Haitian women targets of night criminals
PORT-AU-PRINCE, Haiti – Bernice Chamblain keeps a machete under her frayed mattress to ward off sexual predators and one leg wrapped around a bag of rice to stop nighttime thieves from stealing her daughters’ food.
She’s barely slept since Haiti’s catastrophic earthquake Jan. 12 forced her and other homeless women and children into tent camps, where they are easy targets for gangs of men.
Women have always had it bad in Haiti. Now things are worse.
“I try not to sleep,” says Chamblain, 22, who lost her father and now lives in a squalid camp with her mother and aunts near the Port-au-Prince airport. “Some of the men who escaped from prison are coming around to the camps and causing problems for the women. We’re all scared but what can we do? Many of our husbands, boyfriends and fathers are dead.”
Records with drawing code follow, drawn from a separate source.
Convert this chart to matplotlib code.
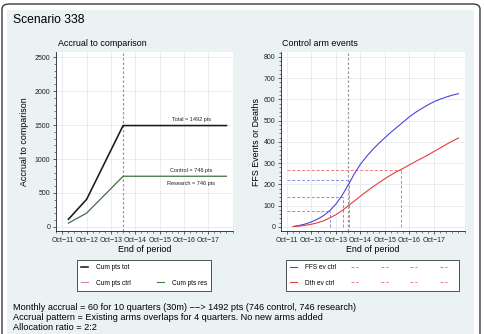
import matplotlib
matplotlib.use("Agg")
import matplotlib.pyplot as plt
from matplotlib.lines import Line2D
from matplotlib.patches import FancyBboxPatch, Rectangle
from matplotlib.ticker import MultipleLocator

plt.rcParams['font.family'] = ['Liberation Sans', 'DejaVu Sans']

# ---- data (time in years after Oct-11) ----
year_labels = ['Oct\u221211', 'Oct\u221212', 'Oct\u221213', 'Oct\u221214',
               'Oct\u221215', 'Oct\u221216', 'Oct\u221217']
year_pos = [0, 1, 2, 3, 4, 5, 6]
accrual_end = 2.5

acc_t = [0.25, 1.0, 2.5, 6.75]
cum_tot = [113, 407, 1492, 1492]
cum_ctrl = [57, 204, 746, 746]
cum_res = [57, 204, 746, 746]
acc_notes = ['Total = 1492 pts', 'Control = 746 pts', 'Research = 746 pts']
acc_note_t = [5.3, 5.3, 5.3]
acc_note_y = [1588, 838, 647]

ev_t = [0.25, 0.5, 0.75, 1.0, 1.25, 1.5, 1.75, 2.0, 2.25, 2.5, 2.75, 3.0, 3.25, 3.5,
        3.75, 4.0, 4.25, 4.5, 4.75, 5.0, 5.25, 5.5, 5.75, 6.0, 6.25, 6.5, 6.75, 7.0]
ffs_ctrl = [2, 7, 14, 24, 37, 54, 77, 108, 148, 198, 250, 295, 332, 364,
            393, 420, 446, 470, 494, 518, 539, 557, 574, 589, 601, 611, 620, 627]
dth_ctrl = [2, 4, 8, 13, 20, 29, 43, 58, 77, 100, 122, 145, 167, 188,
            208, 227, 245, 261, 276, 292, 308, 323, 338, 355, 371, 388, 404, 418]
ffs_marks_t = [1.75, 2.27, 2.55]
ffs_marks_y = [75, 143, 220]
dth_marks_t = [4.65]
dth_marks_y = [268]
dash_x0 = 0.0

footer = ['Monthly accrual = 60 for 10 quarters (30m) \u2212\u2212> 1492 pts (746 control, 746 research)',
          'Accrual pattern = Existing arms overlaps for 4 quarters. No new arms added',
          'Allocation ratio = 2:2']

# ---- colours ----
c_tot = '#1a1a1a'
c_ctrl = '#cc80cc'
c_res = '#3f7f3f'
c_ffs = '#4b45d8'
c_dth = '#e0403c'
c_ffs_d = '#8c8cf0'
c_dth_d = '#f07878'
c_grid = '#e4ebee'
c_panel = '#eaf2f3'

W, H = 484, 334


def fx(px):
    return px / W


def fy(py):
    return 1 - py / H


fig = plt.figure(figsize=(W / 100, H / 100), dpi=100)

# outer frame + shaded panel
fig.patches.append(FancyBboxPatch((fx(2), fy(345)), fx(478), 341 / H,
                                  boxstyle='round,pad=0,rounding_size=0.015',
                                  transform=fig.transFigure, facecolor='white',
                                  edgecolor='#3a3a3a', lw=1.0, zorder=-3))
fig.patches.append(Rectangle((fx(7), fy(345)), fx(467), 335 / H,
                             transform=fig.transFigure, facecolor=c_panel,
                             edgecolor='none', zorder=-2))


def style_axes(ax, ylim, ymajor, yminor, xlim):
    ax.set_facecolor('white')
    ax.set_xlim(*xlim)
    ax.set_ylim(*ylim)
    for s in ['top', 'right']:
        ax.spines[s].set_visible(False)
    for s in ['left', 'bottom']:
        ax.spines[s].set_linewidth(0.6)
        ax.spines[s].set_color('#222222')
    ax.set_xticks(year_pos)
    ax.set_xticklabels(year_labels)
    ax.xaxis.set_minor_locator(MultipleLocator(0.25))
    ax.yaxis.set_major_locator(MultipleLocator(ymajor))
    ax.yaxis.set_minor_locator(MultipleLocator(yminor))
    ax.tick_params(which='major', length=2.5, width=0.5, pad=1.5,
                   labelsize=5.0, colors='#222222')
    ax.tick_params(which='minor', length=1.3, width=0.4, colors='#222222')
    ax.grid(True, which='major', color=c_grid, lw=0.6)
    ax.set_axisbelow(True)
    ax.axvline(accrual_end, color='#9a9a9a', lw=0.9, ls=(0, (2, 1.6)), zorder=1)


# ---- left panel: accrual ----
ax1 = fig.add_axes([fx(56), fy(231), fx(177), 179 / H])
style_axes(ax1, (-59, 2574), 500, 100, (-0.26, 7.02))
ax1.plot(acc_t, cum_tot, color=c_tot, lw=1.15, zorder=3)
ax1.plot(acc_t, cum_ctrl, color=c_ctrl, lw=0.8, zorder=3)
ax1.plot(acc_t, cum_res, color=c_res, lw=0.8, zorder=3)
for txt, t, y in zip(acc_notes, acc_note_t, acc_note_y):
    ax1.text(t, y, txt, fontsize=4.0, ha='center', va='center', color='#222222')

# ---- right panel: control arm events ----
ax2 = fig.add_axes([fx(281), fy(231), fx(184), 179 / H])
style_axes(ax2, (-19, 823), 100, 20, (-0.245, 7.27))
ax2.plot(ev_t, ffs_ctrl, color=c_ffs, lw=0.8, zorder=3)
ax2.plot(ev_t, dth_ctrl, color=c_dth, lw=0.8, zorder=3)
for t, y in zip(ffs_marks_t, ffs_marks_y):
    ax2.hlines(y, dash_x0, t, color=c_ffs_d, lw=0.7, ls=(0, (3, 2)), zorder=2)
    ax2.vlines(t, 0, y, color=c_ffs_d, lw=0.7, ls=(0, (3, 2)), zorder=2)
for t, y in zip(dth_marks_t, dth_marks_y):
    ax2.hlines(y, dash_x0, t, color=c_dth_d, lw=0.7, ls=(0, (3, 2)), zorder=2)
    ax2.vlines(t, 0, y, color=c_dth_d, lw=0.7, ls=(0, (3, 2)), zorder=2)

# ---- titles and labels ----
fig.text(fx(13), fy(20), 'Scenario 338', fontsize=8.7, va='center', ha='left')
fig.text(fx(58), fy(44), 'Accrual to comparison', fontsize=6.4, va='center', ha='left')
fig.text(fx(282), fy(44), 'Control arm events', fontsize=6.4, va='center', ha='left')
fig.text(fx(25), fy(142), 'Accrual to comparison', fontsize=6.4, rotation=90,
         va='center', ha='center')
fig.text(fx(256.5), fy(142), 'FFS Events or Deaths', fontsize=6.4, rotation=90,
         va='center', ha='center')
fig.text(fx(144.5), fy(249), 'End of period', fontsize=6.4, va='center', ha='center')
fig.text(fx(373), fy(249), 'End of period', fontsize=6.4, va='center', ha='center')

# ---- legends ----
blank = Line2D([], [], color='none')
leg_kw = dict(loc='center', mode='expand', fontsize=4.7, frameon=True, fancybox=False,
              edgecolor='#333333', framealpha=1, handlelength=1.1, handletextpad=1.2,
              borderpad=0.6, labelspacing=1.3, bbox_transform=fig.transFigure)
h_tot = Line2D([], [], color=c_tot, lw=1.15)
h_ctrl = Line2D([], [], color=c_ctrl, lw=0.8)
h_res = Line2D([], [], color=c_res, lw=0.8)
leg1 = fig.legend([h_tot, h_ctrl, blank, h_res],
                  ['Cum pts tot', 'Cum pts ctrl', '', 'Cum pts res'], ncol=2,
                  bbox_to_anchor=(fx(74), fy(291), fx(140), 31 / H), **leg_kw)
leg1.get_frame().set_linewidth(0.6)

h_ffs = Line2D([], [], color=c_ffs, lw=0.8)
h_dth = Line2D([], [], color=c_dth, lw=0.8)
h_ffs_d = Line2D([], [], color=c_ffs_d, lw=0.7, ls=(0, (3, 2)))
h_dth_d = Line2D([], [], color=c_dth_d, lw=0.7, ls=(0, (3, 2)))
handles2 = [h_ffs, h_dth] + [h_ffs_d, h_dth_d] * 4
labels2 = ['FFS ev ctrl', 'Dth ev ctrl'] + [''] * 8
leg2 = fig.legend(handles2, labels2, ncol=5,
                  bbox_to_anchor=(fx(283), fy(291), fx(179), 31 / H), **leg_kw)
leg2.get_frame().set_linewidth(0.6)

# ---- footer notes ----
for i, line in enumerate(footer):
    fig.text(fx(13), fy(308 + 10 * i), line, fontsize=6.6, va='center', ha='left')

fig.savefig('out.png', dpi=100)
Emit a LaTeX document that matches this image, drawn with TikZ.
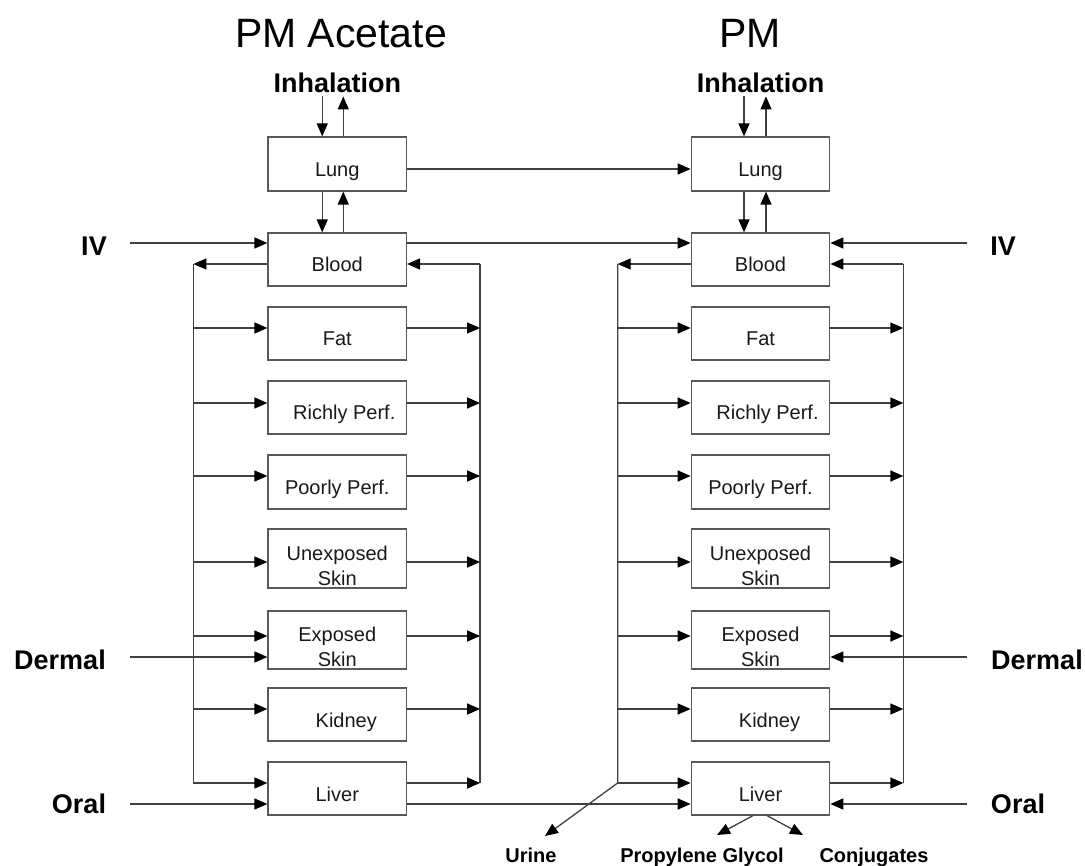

Reports of attacks are increasing: Women are robbed of coupons needed to obtain food at distribution points. Others relay rumors of rape and sexual intimidation at the outdoor camps, now home to more than a half million earthquake victims.
A curtain of darkness drops on most of the encampments at night. Only flickering candles or the glow of cell phones provide light. Families huddle under plastic tarps because there aren’t enough tents. With no showers and scant sanitation, men often lurk around places where women or young girls bathe out of buckets. Clusters of teenage girls sleep in the open streets while others wander the camps alone.
The government’s communications minister, Marie-Laurence Jocelyn Lassegue, recently acknowledged the vulnerability of women and children but said the government was pressed to prioritize food, shelter and debris removal.